### [Source excerpt]
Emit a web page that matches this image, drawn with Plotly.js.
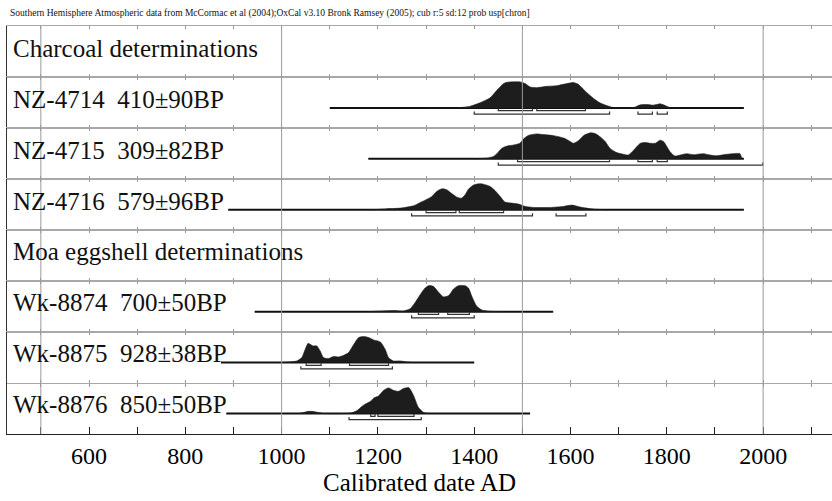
<!DOCTYPE html>
<html><head><meta charset="utf-8">
<script src="https://cdn.plot.ly/plotly-3.0.1.min.js"></script>
<style>html,body{margin:0;padding:0;background:#fff}#chart{width:832px;height:501px}</style>
</head><body><div id="chart"></div>
<script>
// ---------- data ----------
const tickYears  = [500,600,700,800,900,1000,1100,1200,1300,1400,1500,1600,1700,1800,1900,2000,2100];
const tickLabels = ['','600','','800','','1000','','1200','','1400','','1600','','1800','','2000',''];
const gridYears  = [500,1000,1500,2000];

const rowLabels = [
  'Charcoal determinations',
  'NZ-4714\u00a0 410±90BP',
  'NZ-4715\u00a0 309±82BP',
  'NZ-4716\u00a0 579±96BP',
  'Moa eggshell determinations',
  'Wk-8874\u00a0 700±50BP',
  'Wk-8875\u00a0 928±38BP',
  'Wk-8876\u00a0 850±50BP'
];

const nz4714Year = [1300,1370,1392,1412,1433,1447,1461,1468,1495,1506,1516,1530,1551,1572,1592,1606,1616,1634,1648,1661,1675,1689,1731,1745,1758,1772,1786,1793,1807,1830];
const nz4714Prob = [0,0.01,0.065,0.195,0.39,0.675,0.935,0.987,1,0.935,0.805,0.78,0.83,0.857,0.935,0.974,0.91,0.584,0.364,0.195,0.09,0.013,0.013,0.117,0.13,0.104,0.156,0.117,0.01,0];
const nz4714Span = [1100,1960];
const nz4714R68 = [[1450,1521],[1530,1631]];
const nz4714R95 = [[1400,1681],[1740,1770],[1780,1801]];

const nz4715Year = [1400,1426,1440,1447,1457,1468,1482,1495,1502,1513,1530,1544,1565,1586,1596,1606,1617,1627,1641,1651,1662,1672,1682,1696,1710,1720,1731,1745,1755,1765,1776,1786,1793,1807,1817,1828,1841,1855,1876,1890,1904,1924,1938,1952,1955,1958];
const nz4715Prob = [0,0.027,0.093,0.2,0.4,0.493,0.533,0.6,0.76,0.907,0.96,0.933,0.893,0.8,0.707,0.6,0.707,0.893,1.0,0.973,0.84,0.667,0.4,0.24,0.173,0.147,0.333,0.6,0.627,0.6,0.6,0.72,0.667,0.267,0.107,0.147,0.2,0.16,0.2,0.147,0.12,0.173,0.2,0.2,0.067,0];
const nz4715Span = [1180,1960];
const nz4715R68 = [[1490,1681],[1740,1770],[1780,1801]];
const nz4715R95 = [[1450,1999]];

const nz4716Year = [1190,1219,1246,1274,1288,1302,1312,1322,1333,1343,1354,1364,1374,1381,1388,1398,1409,1419,1433,1443,1454,1464,1478,1492,1506,1523,1558,1585,1603,1620,1648,1675];
const nz4716Prob = [0,0.038,0.064,0.154,0.282,0.41,0.513,0.705,0.808,0.769,0.615,0.487,0.449,0.577,0.795,0.949,1,0.987,0.897,0.744,0.513,0.295,0.256,0.218,0.128,0.09,0.09,0.128,0.18,0.103,0.026,0];
const nz4716Span = [889,1960];
const nz4716R68 = [[1300,1362],[1369,1461]];
const nz4716R95 = [[1270,1521],[1570,1632]];

const wk8874Year = [1180,1232,1253,1267,1277,1288,1298,1305,1315,1326,1336,1347,1357,1367,1381,1388,1395,1405,1416,1433,1460];
const wk8874Prob = [0,0.04,0.025,0.114,0.342,0.658,0.911,1,0.975,0.747,0.57,0.62,0.873,1,1,0.911,0.595,0.215,0.063,0.013,0];
const wk8874Span = [944,1564];
const wk8874R68 = [[1284,1326],[1345,1390]];
const wk8874R95 = [[1270,1400]];

const wk8875Year = [1000,1018,1032,1042,1049,1055,1059,1066,1073,1080,1087,1097,1108,1118,1129,1139,1150,1160,1170,1181,1191,1205,1215,1222,1232,1246,1260,1274];
const wk8875Prob = [0,0.026,0.064,0.192,0.513,0.744,0.705,0.641,0.641,0.449,0.192,0.154,0.231,0.218,0.282,0.385,0.705,0.962,1,0.962,0.872,0.795,0.513,0.192,0.064,0.064,0.026,0];
const wk8875Span = [874,1400];
const wk8875R68 = [[1051,1082],[1141,1222]];
const wk8875R95 = [[1040,1230]];

const wk8876Year = [1035,1046,1053,1066,1080,1087,1142,1156,1167,1174,1184,1191,1201,1212,1222,1232,1243,1253,1264,1274,1284,1295,1309];
const wk8876Prob = [0,0.039,0.079,0.079,0.026,0,0.013,0.105,0.276,0.368,0.46,0.592,0.671,0.895,0.987,0.895,0.855,0.96,1,0.697,0.237,0.039,0];
const wk8876Span = [885,1516];
const wk8876R68 = [[1185,1194],[1200,1275]];
const wk8876R95 = [[1140,1290]];

const rowSamples = [
  null,
  {year:nz4714Year, prob:nz4714Prob, span:nz4714Span, r68:nz4714R68, r95:nz4714R95},
  {year:nz4715Year, prob:nz4715Prob, span:nz4715Span, r68:nz4715R68, r95:nz4715R95},
  {year:nz4716Year, prob:nz4716Prob, span:nz4716Span, r68:nz4716R68, r95:nz4716R95},
  null,
  {year:wk8874Year, prob:wk8874Prob, span:wk8874Span, r68:wk8874R68, r95:wk8874R95},
  {year:wk8875Year, prob:wk8875Prob, span:wk8875Span, r68:wk8875R68, r95:wk8875R95},
  {year:wk8876Year, prob:wk8876Prob, span:wk8876Span, r68:wk8876R68, r95:wk8876R95}
];

// ---------- layout geometry ----------
const W = 832, H = 501;
const topPx = 25.5, rowH = 51, bottomPx = 434;
const plotH = bottomPx - topPx;
const unitPx = 26;      // pixels for a normalised probability of 1
const baseOffset = 31;  // pixels from row top down to baseline
const xRange = [429.7, 2143];
const FONT = 'Liberation Serif';
const nRows = rowLabels.length;

function axName(i){ return i === 0 ? '' : String(i+1); }

const data = [];
const annotations = [];
const layout = {
  width: W, height: H, autosize: false,
  margin: {l: 7, r: 0, t: topPx, b: H - bottomPx, pad: 0},
  paper_bgcolor: '#fff', plot_bgcolor: 'rgba(0,0,0,0)',
  showlegend: false,
  font: {family: FONT, color: '#000'},
  title: {
    text: 'Southern Hemisphere Atmospheric data from McCormac et al (2004);OxCal v3.10 Bronk Ramsey (2005); cub r:5 sd:12 prob usp[chron]',
    font: {family: FONT, size: 9.5, color: '#111'},
    x: 10 / W, xref: 'container', xanchor: 'left',
    y: 1 - 13 / H, yref: 'container', yanchor: 'middle'
  },
  shapes: [],
  annotations: annotations
};

function bracket(ranges, level, tip){
  const x = [], y = [];
  ranges.forEach(r => {
    x.push(r[0], r[0], r[1], r[1], null);
    y.push(tip, level, level, tip, null);
  });
  return {x, y};
}

for (let i = 0; i < nRows; i++){
  const a = axName(i);
  const rTop = topPx + i * rowH;
  const rBot = (i < nRows - 1) ? rTop + rowH : bottomPx;
  const dom = [(bottomPx - rBot) / plotH, (bottomPx - rTop) / plotH];
  const yr = [-(rBot - rTop - baseOffset) / unitPx, baseOffset / unitPx];
  const isBottom = (i === nRows - 1);

  layout['xaxis' + a] = {
    domain: [0, 1], anchor: 'y' + a, range: xRange, type: 'linear',
    showgrid: false, zeroline: false,
    showline: true, linewidth: 1,
    linecolor: isBottom ? '#222' : '#a8a8a8',
    mirror: isBottom ? false : 'allticks',
    ticks: 'inside', ticklen: isBottom ? 7 : 3, tickwidth: 1,
    tickcolor: isBottom ? '#222' : '#999',
    tickmode: 'array', tickvals: tickYears,
    ticktext: tickLabels,
    showticklabels: isBottom,
    tickfont: {family: FONT, size: 24, color: '#000'},
    fixedrange: true
  };
  if (isBottom){
    layout['xaxis' + a].title = {text: 'Calibrated date AD', font: {family: FONT, size: 25, color: '#000'}, standoff: 2};
  }
  layout['yaxis' + a] = {
    domain: dom, anchor: 'x' + a, range: yr,
    showgrid: false, zeroline: false, showticklabels: false, ticks: '',
    showline: true, linecolor: '#333', linewidth: 1, fixedrange: true
  };

  annotations.push({
    text: rowLabels[i], xref: 'paper', x: 0, xanchor: 'left', xshift: 4,
    yref: 'y' + a, y: 8.75 / unitPx, yanchor: 'middle',
    showarrow: false, font: {family: FONT, size: 25, color: '#111'}
  });

  data.push({x: [null], y: [null], xaxis: 'x' + a, yaxis: 'y' + a, mode: 'lines', hoverinfo: 'skip'});

  const s = rowSamples[i];
  if (!s) continue;
  data.push({
    x: s.span, y: [0, 0], xaxis: 'x' + a, yaxis: 'y' + a,
    mode: 'lines', line: {color: '#111', width: 2}, hoverinfo: 'skip'
  });
  data.push({
    x: s.year, y: s.prob, xaxis: 'x' + a, yaxis: 'y' + a,
    mode: 'lines', fill: 'tozeroy', fillcolor: '#1d1d1d',
    line: {color: '#1d1d1d', width: 0.6, shape: 'spline', smoothing: 0.6}, hoverinfo: 'skip'
  });
  const b68 = bracket(s.r68, -2.8 / unitPx, -0.6 / unitPx);
  const b95 = bracket(s.r95, -6.2 / unitPx, -3.6 / unitPx);
  [b68, b95].forEach(b => data.push({
    x: b.x, y: b.y, xaxis: 'x' + a, yaxis: 'y' + a,
    mode: 'lines', line: {color: '#333', width: 1.2}, connectgaps: false, hoverinfo: 'skip'
  }));
}

const lastTopFrac = (bottomPx - (topPx + (nRows - 1) * rowH)) / plotH;
layout.xaxis9 = {
  overlaying: 'x8', anchor: 'free', position: lastTopFrac, side: 'top', range: xRange,
  showgrid: false, zeroline: false, showline: false,
  ticks: 'inside', ticklen: 3, tickwidth: 1, tickcolor: '#999',
  tickmode: 'array', tickvals: tickYears, showticklabels: false, fixedrange: true
};
data.push({x: [null], y: [null], xaxis: 'x9', yaxis: 'y8', mode: 'lines', hoverinfo: 'skip'});

gridYears.forEach(g => layout.shapes.push({
  type: 'line', xref: 'x', yref: 'paper', x0: g, x1: g, y0: 0, y1: 1,
  line: {color: '#9a9a9a', width: 1}, layer: 'above'
}));

Plotly.newPlot('chart', data, layout, {staticPlot: true, displayModeBar: false});
</script>
</body></html>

### [Directions]
Each line from the top of the material through the line containing "const nz4714R95 = [[1400,1681],[1740,1770],[1780,1801]];" should be reproduced exactly; please drop any images.

### [Full response]
Emit a web page that matches this image, drawn with Plotly.js.
<!DOCTYPE html>
<html><head><meta charset="utf-8">
<script src="https://cdn.plot.ly/plotly-3.0.1.min.js"></script>
<style>html,body{margin:0;padding:0;background:#fff}#chart{width:832px;height:501px}</style>
</head><body><div id="chart"></div>
<script>
// ---------- data ----------
const tickYears  = [500,600,700,800,900,1000,1100,1200,1300,1400,1500,1600,1700,1800,1900,2000,2100];
const tickLabels = ['','600','','800','','1000','','1200','','1400','','1600','','1800','','2000',''];
const gridYears  = [500,1000,1500,2000];

const rowLabels = [
  'Charcoal determinations',
  'NZ-4714\u00a0 410±90BP',
  'NZ-4715\u00a0 309±82BP',
  'NZ-4716\u00a0 579±96BP',
  'Moa eggshell determinations',
  'Wk-8874\u00a0 700±50BP',
  'Wk-8875\u00a0 928±38BP',
  'Wk-8876\u00a0 850±50BP'
];

const nz4714Year = [1300,1370,1392,1412,1433,1447,1461,1468,1495,1506,1516,1530,1551,1572,1592,1606,1616,1634,1648,1661,1675,1689,1731,1745,1758,1772,1786,1793,1807,1830];
const nz4714Prob = [0,0.01,0.065,0.195,0.39,0.675,0.935,0.987,1,0.935,0.805,0.78,0.83,0.857,0.935,0.974,0.91,0.584,0.364,0.195,0.09,0.013,0.013,0.117,0.13,0.104,0.156,0.117,0.01,0];
const nz4714Span = [1100,1960];
const nz4714R68 = [[1450,1521],[1530,1631]];
const nz4714R95 = [[1400,1681],[1740,1770],[1780,1801]];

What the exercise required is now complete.